OpenFGA model integrity
- Treat the authorization model as production code. Changes go through code review.
- Re-apply the model on every upgrade — the chart does this automatically; if you have a custom flow, don't skip.
- Periodically audit tuples that grant elevated relations:shAnything you don't recognize is worth investigating.
fga query list-users --store-id $FGA_STORE_ID \ --type identity --object cluster:global --relation admin
Secret management
- Use a secret provider (Vault) for credentials whenever possible. Avoids storing values in the platform database.
- Local secrets are encrypted at rest with a Kubernetes Secret key — rotate this key periodically. The chart includes a rotation procedure (see release notes for the appropriate version).
- Never log secret values. Service logs redact known secret keys; review your own code if you add custom logging.
Network policies
NetworkPolicy is not enabled by default in bootstrap. The k3d cluster ships without a NetworkPolicy controller, and bootstrap does not author them.
For production, run a NetworkPolicy controller (Calico, Cilium, etc.) and add policies that match your trust model. A sensible baseline:
- Agent pods can only reach the Ziti sidecar. No direct internet.
- LLM Proxy can reach configured providers' egress IP ranges.
- Platform services can only reach other in-cluster services and their configured databases / Redis.
- OpenFGA is reachable only from the Authorization service.
Author these as NetworkPolicy manifests against your cluster — there are no canned ones in the bootstrap today.
Tune per-environment — DR replicas and observability tooling may need exceptions.
SSRF protection
The Media Proxy proxies external URLs on behalf of the browser (for inline images and media). To prevent SSRF, it blocks:
- RFC 1918 ranges (
10.0.0.0/8,172.16.0.0/12,192.168.0.0/16). - Link-local (
169.254.0.0/16). - ULA (
fc00::/7). - Configured allow/deny lists.
Custom Media Proxy filters live in mediaProxy.allowDeny in the chart.
Kubernetes hardening
- Run platform services as non-root with read-only root filesystems. The chart defaults to this.
- Use PodSecurityStandards: restricted on the
agynnamespace. - Use
runAsNonRootwith explicit user/group IDs. - Limit container capabilities (
drop: ["ALL"]). - Use
automountServiceAccountToken: falseon pods that don't need K8s API access.

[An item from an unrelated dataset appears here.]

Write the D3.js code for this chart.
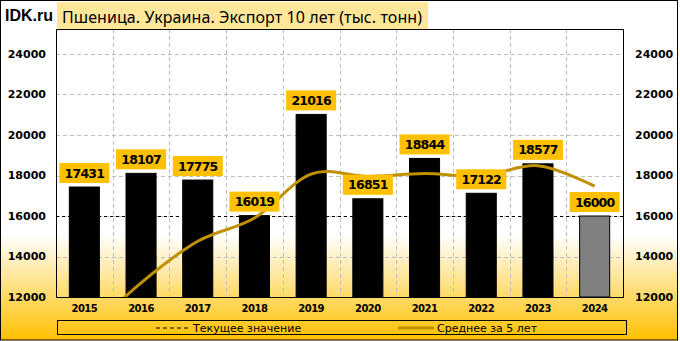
<!DOCTYPE html>
<html>
<head>
<meta charset="utf-8">
<script src="https://cdn.jsdelivr.net/npm/d3@7"></script>
<style>
  body { margin: 0; background: #fff; }
  svg { display: block; }
</style>
</head>
<body>
<svg width="680" height="341"></svg>
<script>
// data
const years = ["2015", "2016", "2017", "2018", "2019", "2020", "2021", "2022", "2023", "2024"];
const exportValues = [17431, 18107, 17775, 16019, 21016, 16851, 18844, 17122, 18577, 16000];
// 5-year average (first years estimated, partly below axis)
const avg5 = [10100, 12700, 14750, 15900, 18070, 17954, 18101, 17970, 18482, 17479];
const currentValue = 16000;
const yTicks = [12000, 14000, 16000, 18000, 20000, 22000, 24000];

const chart = () => {
    const W = 680, H = 341;
    const plot = { left: 56, right: 623, top: 29, bottom: 297 };

    const svg = d3.select("svg");

    // background gradient
    const defs = svg.append("defs");
    const grad = defs.append("linearGradient")
        .attr("id", "bg").attr("x1", 0).attr("y1", 0).attr("x2", 0).attr("y2", 1);
    grad.append("stop").attr("offset", 0.69).attr("stop-color", "#ffffff");
    grad.append("stop").attr("offset", 1).attr("stop-color", "#ffc000");

    defs.append("clipPath").attr("id", "clip")
      .append("rect")
        .attr("x", plot.left).attr("y", plot.top)
        .attr("width", plot.right - plot.left).attr("height", plot.bottom - plot.top);

    svg.append("rect")
        .attr("x", 0.5).attr("y", 0.5)
        .attr("width", W - 3).attr("height", H - 1.5)
        .attr("fill", "url(#bg)")
        .attr("stroke", "#000");

    // scales
    const x = d3.scaleBand()
        .domain(years)
        .range([plot.left, plot.right])
        .paddingInner(0.47)
        .paddingOuter(0.235);

    const y = d3.scaleLinear()
        .domain([12000, 24000])
        .range([plot.bottom, 54]);

    const step = x.step();
    const cx = d => x(d) + x.bandwidth() / 2;

    // grid
    svg.append("g")
        .attr("stroke", "#bfbfbf")
        .attr("stroke-dasharray", "4,3")
      .selectAll("line")
      .data(yTicks.slice(1))
      .join("line")
        .attr("x1", plot.left).attr("x2", plot.right)
        .attr("y1", d => Math.round(y(d)) + 0.5).attr("y2", d => Math.round(y(d)) + 0.5);

    svg.append("g")
        .attr("stroke", "#bfbfbf")
        .attr("stroke-dasharray", "4,3")
      .selectAll("line")
      .data(years.slice(1))
      .join("line")
        .attr("x1", d => Math.round(x(d) - (step - x.bandwidth()) / 2) + 0.5)
        .attr("x2", d => Math.round(x(d) - (step - x.bandwidth()) / 2) + 0.5)
        .attr("y1", plot.top).attr("y2", plot.bottom);

    // current value line
    svg.append("line")
        .attr("x1", plot.left).attr("x2", plot.right)
        .attr("y1", Math.round(y(currentValue)) + 0.5).attr("y2", Math.round(y(currentValue)) + 0.5)
        .attr("stroke", "#000")
        .attr("stroke-dasharray", "3,3");

    // bars
    svg.append("g")
      .selectAll("rect")
      .data(years)
      .join("rect")
        .attr("x", d => x(d))
        .attr("y", (d, i) => y(exportValues[i]))
        .attr("width", x.bandwidth())
        .attr("height", (d, i) => y(12000) - y(exportValues[i]))
        .attr("fill", (d, i) => i === years.length - 1 ? "#808080" : "#000")
        .attr("stroke", "#000")
        .attr("stroke-width", 1);

    // 5 year average line
    const line = d3.line()
        .x((d, i) => cx(years[i]))
        .y(d => y(d))
        .curve(d3.curveCatmullRom.alpha(0));

    svg.append("path")
        .attr("clip-path", "url(#clip)")
        .attr("d", line(avg5))
        .attr("fill", "none")
        .attr("stroke", "#bf9000")
        .attr("stroke-width", 3);

    // plot border
    svg.append("rect")
        .attr("x", plot.left + 0.5).attr("y", plot.top + 0.5)
        .attr("width", plot.right - plot.left).attr("height", plot.bottom - plot.top)
        .attr("fill", "none")
        .attr("stroke", "#000");

    // value labels
    const lab = svg.append("g")
      .selectAll("g")
      .data(years)
      .join("g")
        .attr("transform", (d, i) => `translate(${cx(d)},${y(exportValues[i]) - 4})`);

    lab.append("rect")
        .attr("x", -25).attr("y", -20)
        .attr("width", 50).attr("height", 20)
        .attr("fill", "#ffc000");

    lab.append("text")
        .attr("y", -5.5)
        .attr("text-anchor", "middle")
        .style("font", "bold 12.5px 'DejaVu Sans'")
        .style("letter-spacing", "-0.8px")
        .attr("fill", "#000")
        .text((d, i) => exportValues[i]);

    // axes
    const yAxisL = svg.append("g")
        .style("font", "bold 11px 'DejaVu Sans'")
      .selectAll("text")
      .data(yTicks)
      .join("text")
        .attr("x", 46)
        .attr("y", d => y(d))
        .attr("dy", "0.36em")
        .attr("text-anchor", "end")
        .text(d => d);

    svg.append("g")
        .style("font", "bold 11px 'DejaVu Sans'")
      .selectAll("text")
      .data(yTicks)
      .join("text")
        .attr("x", 635)
        .attr("y", d => y(d))
        .attr("dy", "0.36em")
        .text(d => d);

    svg.append("g")
        .style("font", "bold 10px 'DejaVu Sans'")
        .style("letter-spacing", "-0.5px")
      .selectAll("text")
      .data(years)
      .join("text")
        .attr("x", d => cx(d))
        .attr("y", 312)
        .attr("text-anchor", "middle")
        .text(d => d);

    // title
    svg.append("rect")
        .attr("x", 57).attr("y", 2)
        .attr("width", 371).attr("height", 27)
        .attr("fill", "#ffe699");

    svg.append("text")
        .attr("x", 62).attr("y", 23)
        .style("font", "16px 'Noto Sans'")
        .attr("textLength", 360)
        .text("Пшеница. Украина. Экспорт 10 лет (тыс. тонн)");

    svg.append("text")
        .attr("x", 5).attr("y", 21)
        .style("font", "bold 16px 'Liberation Sans'")
        .text("IDK.ru");

    // legend
    svg.append("rect")
        .attr("x", 57.5).attr("y", 320.5)
        .attr("width", 569).attr("height", 14)
        .attr("fill", "none")
        .attr("stroke", "#000");

    svg.append("line")
        .attr("x1", 156).attr("x2", 188)
        .attr("y1", 328).attr("y2", 328)
        .attr("stroke", "#000")
        .attr("stroke-dasharray", "4,3");

    svg.append("text")
        .attr("x", 193).attr("y", 332)
        .style("font", "11px 'DejaVu Sans'")
        .text("Текущее значение");

    svg.append("line")
        .attr("x1", 398).attr("x2", 434)
        .attr("y1", 328).attr("y2", 328)
        .attr("stroke", "#bf9000")
        .attr("stroke-width", 3);

    svg.append("text")
        .attr("x", 437).attr("y", 332)
        .style("font", "11px 'DejaVu Sans'")
        .text("Среднее за 5 лет");
};

chart();
</script>
</body>
</html>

Agent pods need slightly more capability than platform services (they run user code). Still scope them — use a separate namespace (agyn-workloads) and a restricted ServiceAccount.
Vulnerability management
- Subscribe to release notifications for
agynio/*repositories. - Apply patch releases promptly. Security patches are flagged in release notes.

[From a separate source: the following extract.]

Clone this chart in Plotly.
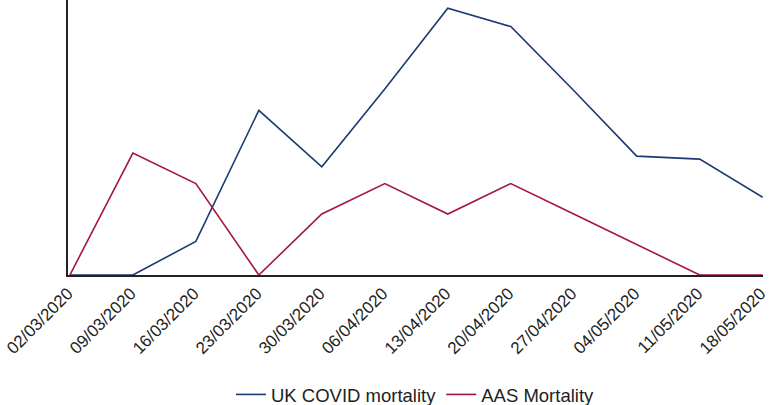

- Run image vulnerability scans (Trivy, Snyk, your preferred scanner) on the platform images you pull. Most CVEs come from base images.
Audit log
For privileged actions:
- Cluster admin grants/revokes.
- Organization deletions.
- App publications.
- Configuration of LLM providers and credentials.
- Secret writes.
The platform emits structured audit events. Ship them to your SIEM. See Logging & audit.
Multi-tenant isolation
The platform's authorization model isolates organizations by ReBAC. Concretely:
- A user in org A cannot see org B's threads, agents, or runners — every API call is scoped by the organization the caller has membership in.
- Apps installed in org A do not see org B's data.
- Cluster admins can see all orgs by design — treat the cluster admin role as the most powerful role on the platform.
Audit cluster admin holdership regularly.
Penetration testing
If you operate a high-stakes deployment, periodic third-party pentests are worth the cost. Focus areas:
- Authentication and session management.
- Authorization edge cases (especially around app installations and per-agent roles).
- File upload and download (Media Proxy SSRF surface).
- OpenZiti exposure (devices, port exposure).
- Tracing data leakage (contexts contain anything in agent prompts).